Posted in Educationon Nov 29, 2006

It is already the last week of class for me here at Portland State. I just got my second mid-term back in my physics class, and I got a C on it, which compared to how well I felt that I did, isn’t that bad of a grade. It sends me into the final exam with a B in the class.

I feel that if I were to take this same class at BYU, the test would be more difficult and the grading also would not be so generous; so instead of sitting at a B, I would be struggling to find a passing grade.

I’m suspicious that perhaps classes at Portland State are easier, but because I’m only taking two, the sample size is not large enough to determine such.

I’m an Oregonian resident

Posted in Educationon Oct 25, 2006

After almost two months of work and waiting, I finally found out today that Portland State has recognized me as a resident of Oregon, which basically means that I pay less tuition. I’m glad they were so wise. I would hate to have had to use a picture of my webbed toes in an appeal.
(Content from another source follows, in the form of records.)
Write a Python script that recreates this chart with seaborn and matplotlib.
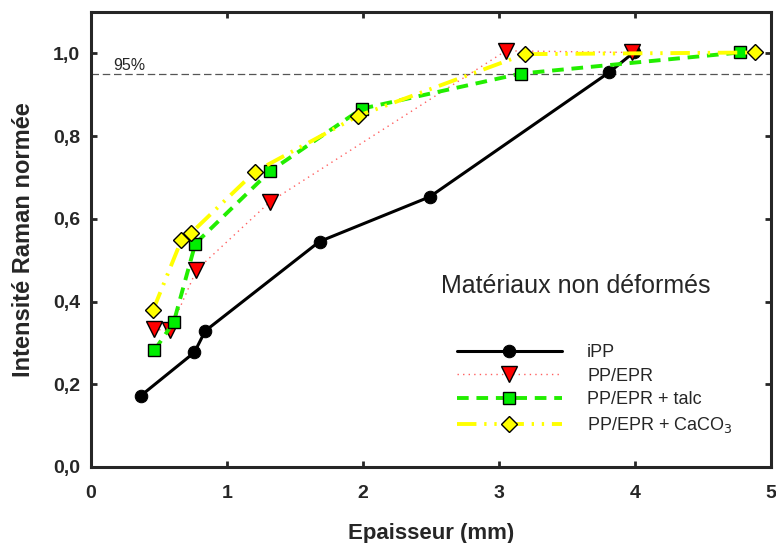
import matplotlib
matplotlib.use("Agg")
import matplotlib.pyplot as plt
import seaborn as sns
import pandas as pd
from matplotlib.ticker import FuncFormatter, MultipleLocator

# ---- data ----
ipp_x = [0.365, 0.76, 0.84, 1.68, 2.49, 3.81, 3.99]
ipp_y = [0.172, 0.277, 0.329, 0.545, 0.653, 0.954, 1.002]

epr_x = [0.46, 0.58, 0.775, 1.316, 3.05, 3.98]
epr_y = [0.333, 0.330, 0.476, 0.641, 1.006, 1.002]

talc_x = [0.466, 0.608, 0.767, 1.316, 1.99, 3.16, 4.77]
talc_y = [0.282, 0.350, 0.540, 0.715, 0.866, 0.951, 1.002]

caco_x = [0.456, 0.664, 0.737, 1.206, 1.965, 3.19, 4.88]
caco_y = [0.379, 0.548, 0.566, 0.714, 0.849, 0.998, 1.002]

labels = ["iPP", "PP/EPR", "PP/EPR + talc", "PP/EPR + CaCO$_3$"]
threshold = 0.95
threshold_label = "95%"
title_text = "Matériaux non déformés"
xlabel = "Epaisseur (mm)"
ylabel = "Intensité Raman normée"

sns.set_style("ticks")
plt.rcParams["font.family"] = ["Liberation Sans", "DejaVu Sans"]

fig = plt.figure(figsize=(7.76, 5.43), dpi=100)
ax = fig.add_axes([0.1173, 0.140, 0.8763, 0.838])

series = [
    (ipp_x, ipp_y, dict(color="black", lw=2.2, linestyle="-", marker="o",
                        markersize=9, markerfacecolor="black", markeredgecolor="black")),
    (epr_x, epr_y, dict(color="#ff6060", lw=1.0, linestyle=(0, (1, 3)), marker="v",
                        markersize=11, markerfacecolor="#ff0000", markeredgecolor="black",
                        markeredgewidth=1.0)),
    (talc_x, talc_y, dict(color="#22ee00", lw=2.8, linestyle=(0, (3, 2)), marker="s",
                          markersize=9, markerfacecolor="#00ee00", markeredgecolor="black",
                          markeredgewidth=1.0)),
    (caco_x, caco_y, dict(color="#ffff00", lw=2.8, linestyle=(0, (5, 2, 0.6, 2, 0.6, 2)), marker="D",
                          markersize=8.5, markerfacecolor="#ffff00", markeredgecolor="black",
                          markeredgewidth=1.0)),
]

for (xs, ys, kw), lab in zip(series, labels):
    df = pd.DataFrame({"x": xs, "y": ys})
    sns.lineplot(data=df, x="x", y="y", ax=ax, sort=False, label=lab, **kw)

ax.axhline(threshold, color="#555555", lw=0.9, dashes=(6, 3), zorder=0)
ax.text(0.16, threshold + 0.003, threshold_label, fontsize=11.5, ha="left", va="bottom")

ax.text(2.57, 0.438, title_text, fontsize=18, ha="left", va="center")

ax.set_xlim(0, 5)
ax.set_ylim(0, 1.10)
ax.xaxis.set_major_locator(MultipleLocator(1))
ax.yaxis.set_major_locator(MultipleLocator(0.2))
ax.yaxis.set_major_formatter(FuncFormatter(lambda v, p: f"{v:.1f}".replace(".", ",")))
ax.xaxis.set_major_formatter(FuncFormatter(lambda v, p: f"{v:.0f}"))

for sp in ax.spines.values():
    sp.set_linewidth(2.2)
    sp.set_visible(True)
ax.tick_params(direction="in", length=4, width=2, top=True, right=True, labelsize=14)
ax.tick_params(axis="x", pad=13)
ax.tick_params(axis="y", pad=8)
for t in ax.get_xticklabels() + ax.get_yticklabels():
    t.set_fontweight("bold")

ax.set_xlabel(xlabel, fontsize=16, fontweight="bold", labelpad=15)
ax.set_ylabel(ylabel, fontsize=17, fontweight="bold", labelpad=13)

leg = ax.legend(loc="upper left", bbox_to_anchor=(0.525, 0.29), frameon=False,
                fontsize=13, handlelength=5.8, handletextpad=1.4, labelspacing=0.37,
                borderpad=0)

fig.savefig("out.png", dpi=100)
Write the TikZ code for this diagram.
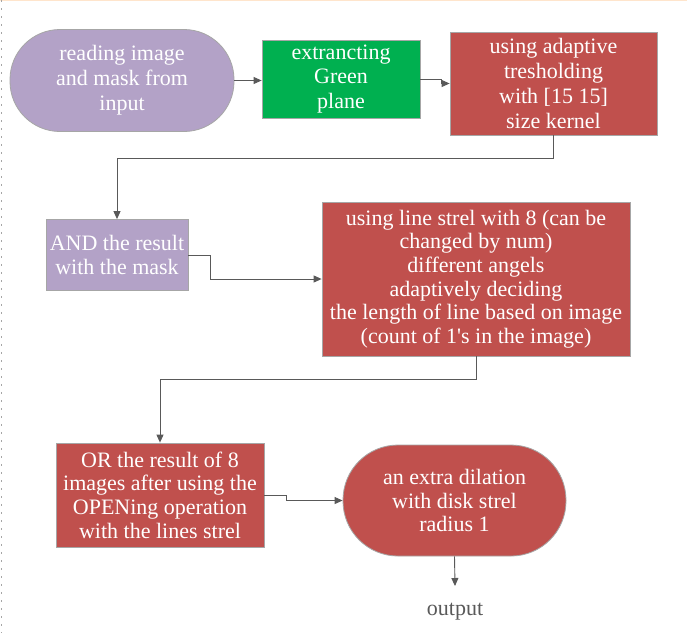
\documentclass[tikz,border=0pt]{standalone}
\usepackage{fontspec}
\setmainfont{Liberation Serif}[Ligatures=TeXOff]
\usetikzlibrary{arrows.meta}
\definecolor{purp}{HTML}{B3A2C7}
\definecolor{grn}{HTML}{00B050}
\definecolor{rd}{HTML}{C0504D}
\definecolor{ln}{HTML}{595959}
\definecolor{edge}{HTML}{A6A6A6}
\tikzset{
  box/.style={rectangle, draw=edge, line width=0.8pt, text=white, align=center, inner sep=0pt,
    font=\fontsize{22}{23.6}\selectfont},
  toprow/.style={font=\fontsize{22}{24.8}\selectfont},
  term/.style={box, rounded corners=#1},
  conn/.style={draw=ln, line width=0.9pt, -{Triangle[length=8pt,width=7pt]}},
}
\begin{document}
\begin{tikzpicture}[x=1pt,y=-1pt]
\useasboundingbox (0,0) rectangle (687,633);
\fill[white] (0,0) rectangle (687,633);
\draw[color=orange!20, line width=1pt] (0,0.5) -- (687,0.5);
\draw[color=gray!70, line width=0.8pt, dash pattern=on 2pt off 6pt] (1,0) -- (1,633);

\node[term=50pt, toprow, fill=purp, minimum width=224pt, minimum height=102pt] (t1) at (122,80.5)
  {reading image\\and mask from\\input};
\node[box, toprow, fill=grn, minimum width=158pt, minimum height=78pt] (g) at (341,79)
  {extrancting\\Green\\plane};
\node[box, toprow, fill=rd, minimum width=207pt, minimum height=103pt] (r1) at (553.5,83.5)
  {using adaptive\\tresholding\\with [15 15]\\size kernel};
\node[box, fill=purp, minimum width=142pt, minimum height=71pt] (and) at (117,255)
  {AND the result\\with the mask};
\node[box, fill=rd, minimum width=308pt, minimum height=154pt] (r2) at (476,279)
  {using line strel with 8 (can be\\changed by num)\\different angels\\adaptively deciding\\the length of line based on image\\(count of 1's in the image)};
\node[box, fill=rd, minimum width=208pt, minimum height=104pt] (or) at (160,495)
  {OR the result of 8\\images after using the\\OPENing operation\\with the lines strel};
\node[term=55pt, fill=rd, minimum width=223pt, minimum height=111pt] (dil) at (454.5,500.5)
  {an extra dilation\\with disk strel\\radius 1};
\node[text=ln, font=\fontsize{22}{24}\selectfont, inner sep=0pt] (out) at (455,612) {output};
\coordinate (outtop) at (455,586);

\draw[conn] (t1.east) -- (t1.east -| g.west);
\draw[conn] (g.east) -- ++(21,0) |- (r1.west);
\draw[conn] (r1.south) -- ++(0,23) -| (and.north);
\draw[conn] (and.east) -- ++(22,0) |- (r2.west);
\draw[conn] (r2.south) -- ++(0,23) -| (or.north);
\draw[conn] (or.east) -- ++(22,0) |- (dil.west);
\draw[conn] (dil.south) -- (outtop);
\end{tikzpicture}
\end{document}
I got an A on my Physics exam

Posted in Educationon Oct 23, 2006

I’m taking a solid-state physics class at PSU, and I just got the results back for the first mid-term exam today. I got 83% right before “the curve” and 93% after the curve, which means that I got an A. This is really good news because I could really enjoy an A grade in the class.

The thing though is, the exam wasn’t that hard. At BYU professors had the attitude of “Why should I test you on anything you’ve seen before?” This exam was fairly straight forward and mostly stuff that was familiar from the lectures or the homework. I really liked the straight forwardness of the exam and I wish my classes at BYU could do that.

Linux development process

Posted in Business, Technicalon Oct 9, 2006

Greg Kroah-Hartman came to my Open Source Software Engineering class today. Here are a couple of interesting thoughts that I’ve been able to gather from his presentation:

  • New patches are tested with Andrew’s mm kernel, and if they work out, then they are sent to Linus’ kernel.
  • Time between kernel versions should be about two months.
  • 1475 unique contributors in one year alone
  • Grew kernel 6% in one year
  • 2.6.18.y kernels are bugfixes only
  • Powerful to have a set list of rules so it is easy to say no to people
  • Day job: in charge of all SuSE kernel developers. All work remotely around the world.
  • Distros like to maintain an enterprise kernel for up to 7 years, which is crazy
  • E*Trade uses Gentoo because they can control it.
  • Modular kernel which little interconnectedness which makes it easy to have module maintainers who don’t
  • Tools: git, quilt, sparse
  • Linus’ main job: say no
  • Linux isn’t developed, it evolves. This means that there really isn’t a firm development plan.
  • Can’t go by time anymore with git
  • Signed-off-by is a blame path which create a reputation based system for submitting patches
  • The IDE module guy three times has gone crazy
  • Contributors have to defend their code
  • No development tree makes the engineering process more careful. Things have to evolve gradually with small changesets.
  • All the drivers are in the tree. This means that if you change an API function, then you can go and change all the drivers that use that API just like that.
  • People who work on open source projects are much more likely to get jobs, because you have currently shipping code.
  • Learn about licenses, they are very important.
  • Xen is a good example of running an open source project the wrong way. There are political and social reasons why.